WHAT IS EXPECTED ▸ Transcribe the material in full, exactly as written.
--- Start PROVIDED MATERIAL ---
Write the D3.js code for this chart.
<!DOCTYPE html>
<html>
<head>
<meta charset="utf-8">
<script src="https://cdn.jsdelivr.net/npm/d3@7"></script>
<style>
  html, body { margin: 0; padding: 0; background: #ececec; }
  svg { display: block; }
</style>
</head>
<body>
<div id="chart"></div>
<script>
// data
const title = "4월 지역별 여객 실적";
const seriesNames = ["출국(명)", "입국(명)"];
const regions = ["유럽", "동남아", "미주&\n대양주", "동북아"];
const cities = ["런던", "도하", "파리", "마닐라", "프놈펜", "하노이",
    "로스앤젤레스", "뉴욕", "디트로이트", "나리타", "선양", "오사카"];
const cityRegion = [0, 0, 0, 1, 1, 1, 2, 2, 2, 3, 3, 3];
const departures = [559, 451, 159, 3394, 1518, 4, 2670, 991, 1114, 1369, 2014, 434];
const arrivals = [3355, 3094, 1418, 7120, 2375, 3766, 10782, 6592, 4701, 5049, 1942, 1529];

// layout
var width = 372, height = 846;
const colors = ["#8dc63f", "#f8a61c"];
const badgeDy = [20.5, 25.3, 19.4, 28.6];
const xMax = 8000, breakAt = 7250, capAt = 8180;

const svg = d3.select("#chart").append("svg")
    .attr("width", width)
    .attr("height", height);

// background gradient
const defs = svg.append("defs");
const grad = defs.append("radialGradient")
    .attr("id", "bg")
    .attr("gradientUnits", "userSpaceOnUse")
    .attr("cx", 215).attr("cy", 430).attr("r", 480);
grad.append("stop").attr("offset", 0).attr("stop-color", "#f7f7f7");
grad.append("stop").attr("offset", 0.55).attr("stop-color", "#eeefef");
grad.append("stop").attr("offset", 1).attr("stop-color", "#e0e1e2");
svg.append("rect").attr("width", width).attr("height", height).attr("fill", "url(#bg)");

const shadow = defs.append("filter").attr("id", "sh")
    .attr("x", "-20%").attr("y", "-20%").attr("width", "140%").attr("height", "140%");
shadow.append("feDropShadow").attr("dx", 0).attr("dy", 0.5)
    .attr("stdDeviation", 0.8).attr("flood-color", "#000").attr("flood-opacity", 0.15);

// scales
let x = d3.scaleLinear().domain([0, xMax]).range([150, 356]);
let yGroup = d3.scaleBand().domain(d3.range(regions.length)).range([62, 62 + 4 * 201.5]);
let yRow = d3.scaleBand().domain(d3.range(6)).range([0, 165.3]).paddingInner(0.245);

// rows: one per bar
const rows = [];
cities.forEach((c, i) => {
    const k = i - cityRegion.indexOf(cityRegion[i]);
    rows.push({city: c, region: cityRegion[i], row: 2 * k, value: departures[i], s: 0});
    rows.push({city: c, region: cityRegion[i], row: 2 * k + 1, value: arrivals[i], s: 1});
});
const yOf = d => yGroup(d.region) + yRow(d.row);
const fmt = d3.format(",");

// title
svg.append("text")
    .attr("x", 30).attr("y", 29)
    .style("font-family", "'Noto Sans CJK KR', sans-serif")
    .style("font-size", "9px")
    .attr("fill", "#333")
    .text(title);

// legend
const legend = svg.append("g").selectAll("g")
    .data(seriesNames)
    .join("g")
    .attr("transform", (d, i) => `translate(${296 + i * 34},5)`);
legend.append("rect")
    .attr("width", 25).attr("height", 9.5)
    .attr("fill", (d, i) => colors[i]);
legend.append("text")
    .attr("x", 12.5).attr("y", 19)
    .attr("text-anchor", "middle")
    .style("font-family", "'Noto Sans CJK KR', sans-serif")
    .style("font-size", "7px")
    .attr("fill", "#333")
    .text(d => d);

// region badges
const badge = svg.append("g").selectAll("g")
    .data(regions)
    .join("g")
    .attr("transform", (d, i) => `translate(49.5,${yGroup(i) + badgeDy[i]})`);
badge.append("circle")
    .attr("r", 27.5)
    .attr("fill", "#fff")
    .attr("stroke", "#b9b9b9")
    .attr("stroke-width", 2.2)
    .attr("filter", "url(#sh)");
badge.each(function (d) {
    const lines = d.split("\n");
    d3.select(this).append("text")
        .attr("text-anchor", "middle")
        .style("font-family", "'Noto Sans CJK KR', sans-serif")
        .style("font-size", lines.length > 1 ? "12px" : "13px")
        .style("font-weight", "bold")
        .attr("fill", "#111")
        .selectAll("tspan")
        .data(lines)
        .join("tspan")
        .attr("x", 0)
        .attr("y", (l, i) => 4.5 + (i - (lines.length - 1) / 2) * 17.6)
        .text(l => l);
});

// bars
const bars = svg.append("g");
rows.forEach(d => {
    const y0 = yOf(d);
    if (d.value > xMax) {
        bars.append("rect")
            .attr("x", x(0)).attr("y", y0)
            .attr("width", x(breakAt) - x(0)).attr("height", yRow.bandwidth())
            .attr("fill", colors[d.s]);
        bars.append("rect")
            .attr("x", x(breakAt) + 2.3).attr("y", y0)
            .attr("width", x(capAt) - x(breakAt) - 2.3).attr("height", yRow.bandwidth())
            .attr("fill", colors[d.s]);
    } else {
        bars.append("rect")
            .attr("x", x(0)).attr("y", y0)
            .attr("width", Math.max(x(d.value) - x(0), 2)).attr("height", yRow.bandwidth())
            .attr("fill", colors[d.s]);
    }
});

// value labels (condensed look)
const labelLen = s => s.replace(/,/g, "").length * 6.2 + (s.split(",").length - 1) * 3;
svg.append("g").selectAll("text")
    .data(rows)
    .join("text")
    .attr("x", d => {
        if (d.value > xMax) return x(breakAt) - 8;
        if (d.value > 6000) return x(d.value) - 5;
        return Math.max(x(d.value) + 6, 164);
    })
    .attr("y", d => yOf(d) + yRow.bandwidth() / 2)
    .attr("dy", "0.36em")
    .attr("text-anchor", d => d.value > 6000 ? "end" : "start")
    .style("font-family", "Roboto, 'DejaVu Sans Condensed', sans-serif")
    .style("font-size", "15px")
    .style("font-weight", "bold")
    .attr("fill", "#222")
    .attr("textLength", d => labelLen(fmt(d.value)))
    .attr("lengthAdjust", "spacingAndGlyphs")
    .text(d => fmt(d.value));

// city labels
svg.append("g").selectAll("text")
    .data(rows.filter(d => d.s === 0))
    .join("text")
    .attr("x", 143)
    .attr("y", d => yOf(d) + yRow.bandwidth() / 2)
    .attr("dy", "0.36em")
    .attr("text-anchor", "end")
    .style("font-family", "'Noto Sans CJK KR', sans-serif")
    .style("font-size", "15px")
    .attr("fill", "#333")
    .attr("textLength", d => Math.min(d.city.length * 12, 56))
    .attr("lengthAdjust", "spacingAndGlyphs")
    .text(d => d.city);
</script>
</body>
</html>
--- End PROVIDED MATERIAL ---
TASK RESULT ▸
Write the D3.js code for this chart.
<!DOCTYPE html>
<html>
<head>
<meta charset="utf-8">
<script src="https://cdn.jsdelivr.net/npm/d3@7"></script>
<style>
  html, body { margin: 0; padding: 0; background: #ececec; }
  svg { display: block; }
</style>
</head>
<body>
<div id="chart"></div>
<script>
// data
const title = "4월 지역별 여객 실적";
const seriesNames = ["출국(명)", "입국(명)"];
const regions = ["유럽", "동남아", "미주&\n대양주", "동북아"];
const cities = ["런던", "도하", "파리", "마닐라", "프놈펜", "하노이",
    "로스앤젤레스", "뉴욕", "디트로이트", "나리타", "선양", "오사카"];
const cityRegion = [0, 0, 0, 1, 1, 1, 2, 2, 2, 3, 3, 3];
const departures = [559, 451, 159, 3394, 1518, 4, 2670, 991, 1114, 1369, 2014, 434];
const arrivals = [3355, 3094, 1418, 7120, 2375, 3766, 10782, 6592, 4701, 5049, 1942, 1529];

// layout
var width = 372, height = 846;
const colors = ["#8dc63f", "#f8a61c"];
const badgeDy = [20.5, 25.3, 19.4, 28.6];
const xMax = 8000, breakAt = 7250, capAt = 8180;

const svg = d3.select("#chart").append("svg")
    .attr("width", width)
    .attr("height", height);

// background gradient
const defs = svg.append("defs");
const grad = defs.append("radialGradient")
    .attr("id", "bg")
    .attr("gradientUnits", "userSpaceOnUse")
    .attr("cx", 215).attr("cy", 430).attr("r", 480);
grad.append("stop").attr("offset", 0).attr("stop-color", "#f7f7f7");
grad.append("stop").attr("offset", 0.55).attr("stop-color", "#eeefef");
grad.append("stop").attr("offset", 1).attr("stop-color", "#e0e1e2");
svg.append("rect").attr("width", width).attr("height", height).attr("fill", "url(#bg)");

const shadow = defs.append("filter").attr("id", "sh")
    .attr("x", "-20%").attr("y", "-20%").attr("width", "140%").attr("height", "140%");
shadow.append("feDropShadow").attr("dx", 0).attr("dy", 0.5)
    .attr("stdDeviation", 0.8).attr("flood-color", "#000").attr("flood-opacity", 0.15);

// scales
let x = d3.scaleLinear().domain([0, xMax]).range([150, 356]);
let yGroup = d3.scaleBand().domain(d3.range(regions.length)).range([62, 62 + 4 * 201.5]);
let yRow = d3.scaleBand().domain(d3.range(6)).range([0, 165.3]).paddingInner(0.245);

// rows: one per bar
const rows = [];
cities.forEach((c, i) => {
    const k = i - cityRegion.indexOf(cityRegion[i]);
    rows.push({city: c, region: cityRegion[i], row: 2 * k, value: departures[i], s: 0});
    rows.push({city: c, region: cityRegion[i], row: 2 * k + 1, value: arrivals[i], s: 1});
});
const yOf = d => yGroup(d.region) + yRow(d.row);
const fmt = d3.format(",");

// title
svg.append("text")
    .attr("x", 30).attr("y", 29)
    .style("font-family", "'Noto Sans CJK KR', sans-serif")
    .style("font-size", "9px")
    .attr("fill", "#333")
    .text(title);

// legend
const legend = svg.append("g").selectAll("g")
    .data(seriesNames)
    .join("g")
    .attr("transform", (d, i) => `translate(${296 + i * 34},5)`);
legend.append("rect")
    .attr("width", 25).attr("height", 9.5)
    .attr("fill", (d, i) => colors[i]);
legend.append("text")
    .attr("x", 12.5).attr("y", 19)
    .attr("text-anchor", "middle")
    .style("font-family", "'Noto Sans CJK KR', sans-serif")
    .style("font-size", "7px")
    .attr("fill", "#333")
    .text(d => d);

// region badges
const badge = svg.append("g").selectAll("g")
    .data(regions)
    .join("g")
    .attr("transform", (d, i) => `translate(49.5,${yGroup(i) + badgeDy[i]})`);
badge.append("circle")
    .attr("r", 27.5)
    .attr("fill", "#fff")
    .attr("stroke", "#b9b9b9")
    .attr("stroke-width", 2.2)
    .attr("filter", "url(#sh)");
badge.each(function (d) {
    const lines = d.split("\n");
    d3.select(this).append("text")
        .attr("text-anchor", "middle")
        .style("font-family", "'Noto Sans CJK KR', sans-serif")
        .style("font-size", lines.length > 1 ? "12px" : "13px")
        .style("font-weight", "bold")
        .attr("fill", "#111")
        .selectAll("tspan")
        .data(lines)
        .join("tspan")
        .attr("x", 0)
        .attr("y", (l, i) => 4.5 + (i - (lines.length - 1) / 2) * 17.6)
        .text(l => l);
});

// bars
const bars = svg.append("g");
rows.forEach(d => {
    const y0 = yOf(d);
    if (d.value > xMax) {
        bars.append("rect")
            .attr("x", x(0)).attr("y", y0)
            .attr("width", x(breakAt) - x(0)).attr("height", yRow.bandwidth())
            .attr("fill", colors[d.s]);
        bars.append("rect")
            .attr("x", x(breakAt) + 2.3).attr("y", y0)
            .attr("width", x(capAt) - x(breakAt) - 2.3).attr("height", yRow.bandwidth())
            .attr("fill", colors[d.s]);
    } else {
        bars.append("rect")
            .attr("x", x(0)).attr("y", y0)
            .attr("width", Math.max(x(d.value) - x(0), 2)).attr("height", yRow.bandwidth())
            .attr("fill", colors[d.s]);
    }
});

// value labels (condensed look)
const labelLen = s => s.replace(/,/g, "").length * 6.2 + (s.split(",").length - 1) * 3;
svg.append("g").selectAll("text")
    .data(rows)
    .join("text")
    .attr("x", d => {
        if (d.value > xMax) return x(breakAt) - 8;
        if (d.value > 6000) return x(d.value) - 5;
        return Math.max(x(d.value) + 6, 164);
    })
    .attr("y", d => yOf(d) + yRow.bandwidth() / 2)
    .attr("dy", "0.36em")
    .attr("text-anchor", d => d.value > 6000 ? "end" : "start")
    .style("font-family", "Roboto, 'DejaVu Sans Condensed', sans-serif")
    .style("font-size", "15px")
    .style("font-weight", "bold")
    .attr("fill", "#222")
    .attr("textLength", d => labelLen(fmt(d.value)))
    .attr("lengthAdjust", "spacingAndGlyphs")
    .text(d => fmt(d.value));

// city labels
svg.append("g").selectAll("text")
    .data(rows.filter(d => d.s === 0))
    .join("text")
    .attr("x", 143)
    .attr("y", d => yOf(d) + yRow.bandwidth() / 2)
    .attr("dy", "0.36em")
    .attr("text-anchor", "end")
    .style("font-family", "'Noto Sans CJK KR', sans-serif")
    .style("font-size", "15px")
    .attr("fill", "#333")
    .attr("textLength", d => Math.min(d.city.length * 12, 56))
    .attr("lengthAdjust", "spacingAndGlyphs")
    .text(d => d.city);
</script>
</body>
</html>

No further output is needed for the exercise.